» **TASK OBJECTIVE**
Will you output all of the data below exactly, omitting the images?

· · ·

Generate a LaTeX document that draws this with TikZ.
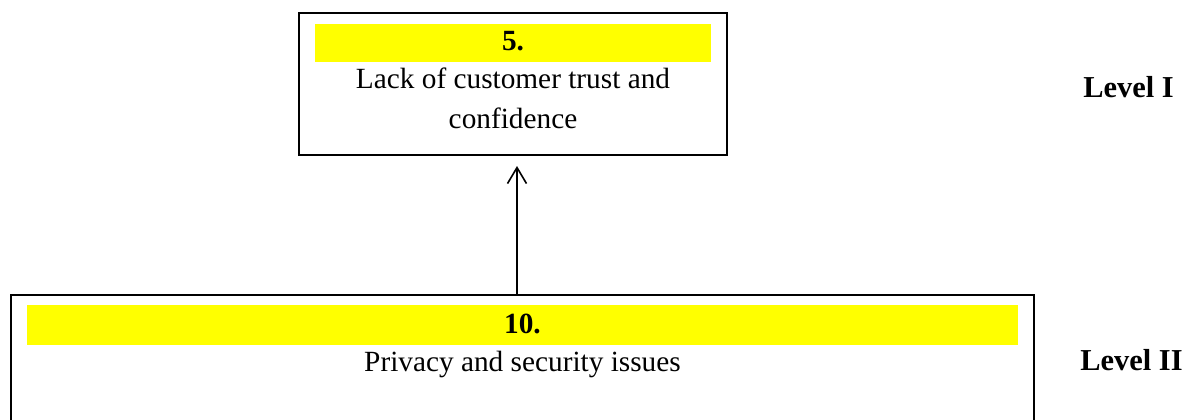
\documentclass[tikz,border=0pt]{standalone}
\usepackage{fontspec}
\setmainfont{Liberation Serif}
\usetikzlibrary{arrows.meta}
\definecolor{hl}{RGB}{255,255,0}
\tikzset{
  box/.style={draw=black, line width=0.6pt, inner sep=0pt},
  band/.style={fill=hl, draw=none, inner sep=0pt},
  txt/.style={font=\fontsize{14.65}{20}\selectfont, inner sep=0pt, anchor=base, align=center},
  num/.style={font=\fontsize{14.65}{20}\selectfont\bfseries, inner sep=0pt, anchor=base},
  lvl/.style={font=\fontsize{15.2}{18}\selectfont\bfseries, inner sep=0pt, anchor=base west},
  conn/.style={line width=0.8pt, -{Straight Barb[length=8pt,width=9.5pt,line width=0.8pt]}}
}
\begin{document}
\begin{tikzpicture}[x=0.5pt,y=-0.5pt]
\useasboundingbox (0,0) rectangle (1196,419);
\clip (0,0) rectangle (1196,419);
% top box
\node[box, minimum width=214pt, minimum height=71pt] (top) at (513,84) {};
\node[band, minimum width=198pt, minimum height=19pt] (topband) at (513,43) {};
\node[num] (topnum) at (513,50) {5.};
\node[txt] (toptxt1) at (513,88) {Lack of customer trust and};
\node[txt] (toptxt2) at (513,128) {confidence};
% bottom box
\node[box, minimum width=511.5pt, minimum height=75pt] (bot) at (522.5,370) {};
\node[band, minimum width=495.5pt, minimum height=20pt] (botband) at (522.5,325) {};
\node[num] (botnum) at (522.5,333) {10.};
\node[txt] (bottxt) at (522.5,371) {Privacy and security issues};
% levels
\node[lvl] (lvl1) at (1083,97) {Level I};
\node[lvl] (lvl2) at (1080,370) {Level II};
% connector
\coordinate (arrstart) at (517,295);
\coordinate (arrend) at (517,166);
\draw[conn] (arrstart) -- (arrend);
\end{tikzpicture}
\end{document}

· · ·

» **FULL ANSWER**
Generate a LaTeX document that draws this with TikZ.
\documentclass[tikz,border=0pt]{standalone}
\usepackage{fontspec}
\setmainfont{Liberation Serif}
\usetikzlibrary{arrows.meta}
\definecolor{hl}{RGB}{255,255,0}
\tikzset{
  box/.style={draw=black, line width=0.6pt, inner sep=0pt},
  band/.style={fill=hl, draw=none, inner sep=0pt},
  txt/.style={font=\fontsize{14.65}{20}\selectfont, inner sep=0pt, anchor=base, align=center},
  num/.style={font=\fontsize{14.65}{20}\selectfont\bfseries, inner sep=0pt, anchor=base},
  lvl/.style={font=\fontsize{15.2}{18}\selectfont\bfseries, inner sep=0pt, anchor=base west},
  conn/.style={line width=0.8pt, -{Straight Barb[length=8pt,width=9.5pt,line width=0.8pt]}}
}
\begin{document}
\begin{tikzpicture}[x=0.5pt,y=-0.5pt]
\useasboundingbox (0,0) rectangle (1196,419);
\clip (0,0) rectangle (1196,419);
% top box
\node[box, minimum width=214pt, minimum height=71pt] (top) at (513,84) {};
\node[band, minimum width=198pt, minimum height=19pt] (topband) at (513,43) {};
\node[num] (topnum) at (513,50) {5.};
\node[txt] (toptxt1) at (513,88) {Lack of customer trust and};
\node[txt] (toptxt2) at (513,128) {confidence};
% bottom box
\node[box, minimum width=511.5pt, minimum height=75pt] (bot) at (522.5,370) {};
\node[band, minimum width=495.5pt, minimum height=20pt] (botband) at (522.5,325) {};
\node[num] (botnum) at (522.5,333) {10.};
\node[txt] (bottxt) at (522.5,371) {Privacy and security issues};
% levels
\node[lvl] (lvl1) at (1083,97) {Level I};
\node[lvl] (lvl2) at (1080,370) {Level II};
% connector
\coordinate (arrstart) at (517,295);
\coordinate (arrend) at (517,166);
\draw[conn] (arrstart) -- (arrend);
\end{tikzpicture}
\end{document}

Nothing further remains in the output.